Essentialism abounds. Making absolute distinctions and doubling down on discrete identities and associations is part of what propaganda does: it makes everything about identity. It makes all issues about WHO said what, rather than what they said. It often concerns putting the person into question as a way of avoiding a dispassionate exploration of what they actually say.
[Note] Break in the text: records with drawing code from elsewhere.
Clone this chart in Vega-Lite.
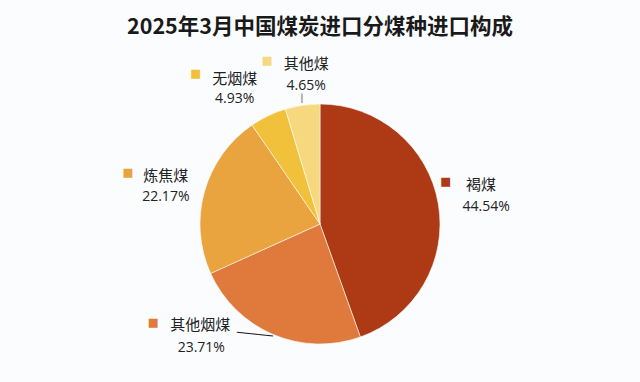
{
  "$schema": "https://vega.github.io/schema/vega-lite/v6.json",
  "width": 640,
  "height": 382,
  "autosize": {"type": "fit", "contains": "padding"},
  "padding": {"top": 28, "left": 0, "right": 0, "bottom": 0},
  "background": "#fbfcfe",
  "title": {
    "text": "2025年3月中国煤炭进口分煤种进口构成",
    "font": "Noto Sans CJK SC",
    "fontSize": 21.5,
    "fontWeight": "bold",
    "color": "#1a1a1a",
    "anchor": "middle",
    "offset": 16.5
  },
  "data": {
    "values": [
      {"name": "褐煤", "share": 0.4454},
      {"name": "其他烟煤", "share": 0.2371},
      {"name": "炼焦煤", "share": 0.2217},
      {"name": "无烟煤", "share": 0.0493},
      {"name": "其他煤", "share": 0.0465}
    ]
  },
  "encoding": {
    "theta": {"field": "share", "type": "quantitative", "stack": true},
    "order": {"field": "share", "type": "quantitative", "sort": "descending"}
  },
  "layer": [
    {
      "mark": {"type": "arc", "outerRadius": 120, "stroke": "#ffffff", "strokeWidth": 0.8, "strokeOpacity": 0.7},
      "encoding": {
        "color": {
          "field": "name",
          "type": "nominal",
          "scale": {
            "domain": ["褐煤", "其他烟煤", "炼焦煤", "无烟煤", "其他煤"],
            "range": ["#ad3a14", "#df7a3c", "#e9a33f", "#f2c13c", "#f6d97e"]
          },
          "legend": null
        }
      }
    },
    {
      "mark": {
        "type": "text",
        "text": "■",
        "font": "DejaVu Sans",
        "fontSize": 11.5,
        "align": "center",
        "baseline": "middle",
        "radius": {"expr": "datum.name==='褐煤'?165:datum.name==='炼焦煤'?158:datum.name==='其他煤'?150:datum.name==='无烟煤'?158:122"},
        "dx": {"expr": "datum.name==='褐煤'?-37:datum.name==='炼焦煤'?-40:datum.name==='其他煤'?-31:datum.name==='无烟煤'?-56:-119"},
        "dy": {"expr": "datum.name==='褐煤'?-14:datum.name==='炼焦煤'?-8.5:datum.name==='其他煤'?-14.5:datum.name==='无烟煤'?-8:-13"}
      },
      "encoding": {
        "color": {
          "field": "name",
          "type": "nominal",
          "scale": {
            "domain": ["褐煤", "其他烟煤", "炼焦煤", "无烟煤", "其他煤"],
            "range": ["#ad3a14", "#df7a3c", "#e9a33f", "#f2c13c", "#f6d97e"]
          },
          "legend": null
        }
      }
    },
    {
      "mark": {
        "type": "text",
        "font": "Noto Sans CJK SC",
        "fontSize": 15,
        "color": "#222222",
        "align": "center",
        "baseline": "middle",
        "radius": {"expr": "datum.name==='褐煤'?165:datum.name==='炼焦煤'?158:datum.name==='其他煤'?150:datum.name==='无烟煤'?158:122"},
        "dx": {"expr": "datum.name==='褐煤'?-1.5:datum.name==='炼焦煤'?-2:datum.name==='其他煤'?8:datum.name==='无烟煤'?-17:-72"},
        "dy": {"expr": "datum.name==='褐煤'?-11:datum.name==='炼焦煤'?-5.5:datum.name==='其他煤'?-11.5:datum.name==='无烟煤'?-3:-11"}
      },
      "encoding": {"text": {"field": "name", "type": "nominal"}}
    },
    {
      "mark": {
        "type": "text",
        "font": "Open Sans",
        "fontSize": 14,
        "color": "#222222",
        "align": "center",
        "baseline": "middle",
        "radius": {"expr": "datum.name==='褐煤'?165:datum.name==='炼焦煤'?158:datum.name==='其他煤'?150:datum.name==='无烟煤'?158:122"},
        "dx": {"expr": "datum.name==='褐煤'?3.5:datum.name==='炼焦煤'?-2:datum.name==='其他煤'?8:datum.name==='无烟煤'?-17:-71"},
        "dy": {"expr": "datum.name==='褐煤'?11:datum.name==='炼焦煤'?15.5:datum.name==='其他煤'?10:datum.name==='无烟煤'?17.5:11.5"}
      },
      "encoding": {"text": {"field": "share", "type": "quantitative", "format": ".2%"}}
    },
    {
      "mark": {
        "type": "text",
        "font": "DejaVu Sans",
        "color": "#222222",
        "baseline": "middle",
        "fontSize": {"expr": "datum.name==='其他煤'?8:12"},
        "align": {"expr": "datum.name==='其他煤'?'center':'right'"},
        "angle": {"expr": "datum.name==='其他煤'?0:6"},
        "radius": {"expr": "datum.name==='其他煤'?125:120"},
        "dy": {"expr": "datum.name==='其他煤'?-1:1.5"}
      },
      "encoding": {
        "text": {
          "condition": [
            {"test": "datum.name==='其他煤'", "value": "│"},
            {"test": "datum.name==='其他烟煤'", "value": "─────"}
          ],
          "value": ""
        }
      }
    }
  ],
  "config": {"view": {"stroke": null}}
}
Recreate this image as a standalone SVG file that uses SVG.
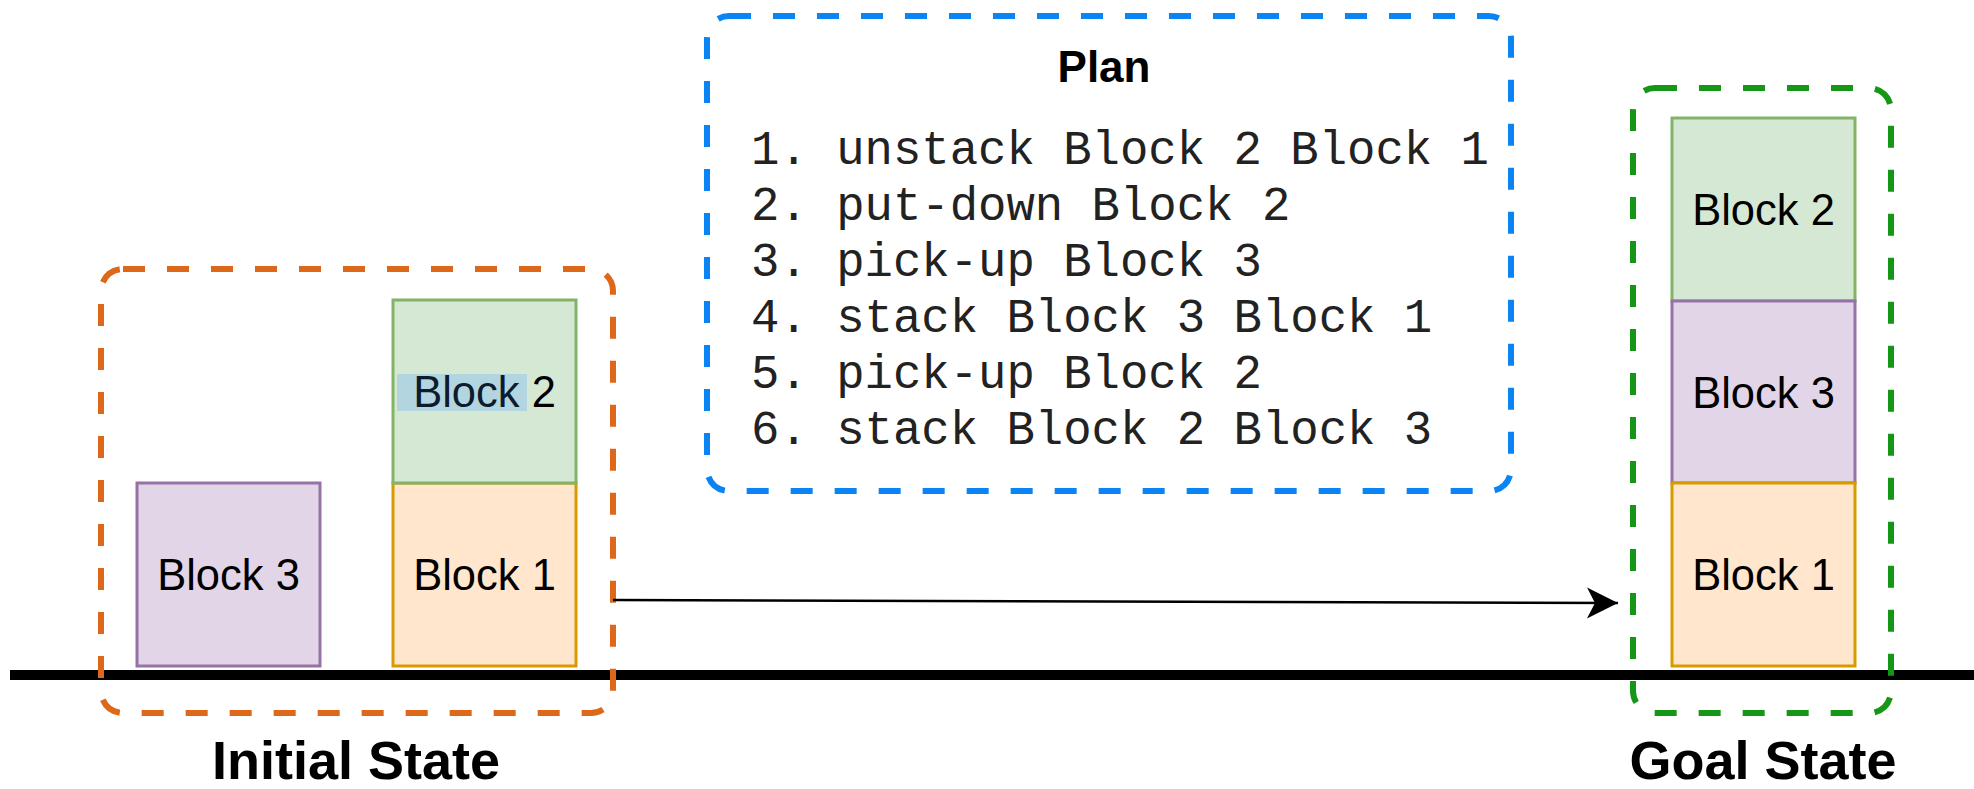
<svg xmlns="http://www.w3.org/2000/svg" width="1974" height="789" viewBox="0 0 1974 789">
<style>
.frame{fill:none;stroke-width:6;stroke-dasharray:22 22}
.blk{stroke-width:3}
.b1{fill:#ffe6cc;stroke:#d79b00}
.b2{fill:#d5e8d4;stroke:#82b366}
.b3{fill:#e1d5e7;stroke:#9673a6}
.lbl{font-family:"Liberation Sans",Arial,sans-serif;font-size:43.5px;fill:#000;text-anchor:middle}
.title{font-family:"Liberation Sans",Arial,sans-serif;font-weight:bold;fill:#000;text-anchor:middle}
.mono{font-family:"Liberation Mono","Courier New",monospace;font-size:47.3px;fill:#222}
</style>
<defs>
<marker id="arr" markerUnits="userSpaceOnUse" markerWidth="36" markerHeight="36" viewBox="-2 -18 36 36" refX="31" refY="0" orient="auto">
<path d="M0,-15.5 L31,0 L0,15.5 L8,0 Z" fill="#000"/>
</marker>
</defs>
<rect width="1974" height="789" fill="#fff"/>
<line x1="10" y1="675" x2="1974" y2="675" stroke="#000" stroke-width="10"/>
<g id="initial-state">
<rect class="frame" x="101" y="269" width="512" height="444" rx="22" stroke="#de681a"/>
<g id="init-block3"><rect class="blk b3" x="137" y="483" width="183" height="183"/><text class="lbl" x="228.5" y="590">Block 3</text></g>
<g id="init-block1"><rect class="blk b1" x="393" y="483" width="183" height="183"/><text class="lbl" x="484.5" y="590">Block 1</text></g>
<g id="init-block2"><rect class="blk b2" x="393" y="300" width="183" height="183"/><rect x="397" y="374" width="130" height="37" fill="#b3d5e0"/><text class="lbl" x="484.5" y="407"><tspan fill="#0d1b2e">Block</tspan> 2</text></g>
<text class="title" x="356" y="779" font-size="54">Initial State</text>
</g>
<g id="plan">
<rect class="frame" x="707" y="16" width="804" height="475" rx="22" stroke="#0a84f5"/>
<text class="title" x="1104" y="82" font-size="44">Plan</text>
<text class="mono" x="751" y="164">1. unstack Block 2 Block 1</text>
<text class="mono" x="751" y="220">2. put-down Block 2</text>
<text class="mono" x="751" y="276">3. pick-up Block 3</text>
<text class="mono" x="751" y="332">4. stack Block 3 Block 1</text>
<text class="mono" x="751" y="388">5. pick-up Block 2</text>
<text class="mono" x="751" y="444">6. stack Block 2 Block 3</text>
</g>
<g id="goal-state">
<rect class="frame" x="1633" y="88" width="258" height="625" rx="22" stroke="#169616"/>
<g id="goal-block2"><rect class="blk b2" x="1672" y="118" width="183" height="183"/><text class="lbl" x="1763.5" y="225">Block 2</text></g>
<g id="goal-block3"><rect class="blk b3" x="1672" y="301" width="183" height="182"/><text class="lbl" x="1763.5" y="408">Block 3</text></g>
<g id="goal-block1"><rect class="blk b1" x="1672" y="483" width="183" height="183"/><text class="lbl" x="1763.5" y="590">Block 1</text></g>
<text class="title" x="1763" y="779" font-size="54">Goal State</text>
</g>
<g id="connectors">
<line x1="613" y1="600" x2="1618" y2="603" stroke="#000" stroke-width="2.5" marker-end="url(#arr)"/>
</g>
</svg>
I think we are at Nazi levels of propaganda, with consequences that are even more dire down the road if more people don’t see it. This is not just my opinion, or the opinion of right wingers, it is the opinion of important figures on the Left, or what is left of it after the propaganda had done its work. Mark Crispin Miller is a tenured professor at NYU who has taught a propaganda course for decades. He has spent his career showing how much BETTER the U.S. propaganda is then the Nazis, and with the current situation surrounding lockdowns and masks, he has said it is by far the most successful propaganda campaign in history, something that is in the process of getting him fired.

Granted the dangers of being on the wrong side of repression have changed, but that is also a function of its success. No one needs to come to you door with a gun.Blaming a scapegoat for a tragedy is the most famous Nazi propaganda tactic and also the most relevant. The racial scapegoating of “whites” rather than capitalists for our country’s racial problems, laid the groundwork for what is happening now in our most recent “event”, which may well turn out to be our own Reichstag Fire. Critical race theory may be well meaning by itself but its ubiquitous presence seems to have formed a helpful background of political fragmentation and cultural war that has prevented any democratic populism from taking hold. So instead populism gets pushed to right-wing populism, which the Western propaganda machine has spent decades building as the essence of evil.

The Nazis used most of the basic techniques which the U.S. has expanded and refined. Some on the right have made the comparison of whiteness and the way that it functions as similar to the Jew in Nazi propaganda. It does function in similar ways, but I think that it is the conspiracy theorist or the “denialist”, with its inverted reactions to Nazi propaganda against the Jews that are the most structurally relevant. There is a deep dialectical logic going on here that also relates to a discussion of rhetoric itself. The pattern of accusing others of what you are doing is inherent to the structure of blame and scapegoating itself and is so prevalent in humanity precisely because of our trauma and the way we tend to act out and react to others in ways that are working out why we were traumatized and how we can defend against it, and by so doing create dialectical (karmic) processes, with roles often being reversed until both sides escape the traumatic attractor of fear and blame.

This goes to the heart of a logic of negation, a logic that depends on a belief that there is some kind of discrete identity, some essential quality to what you are doing that I am not doing. I try to practice a logic of difference where there is an attempt at doing what someone else is doing in a different way but not a way that claims absolute negation or transcendence.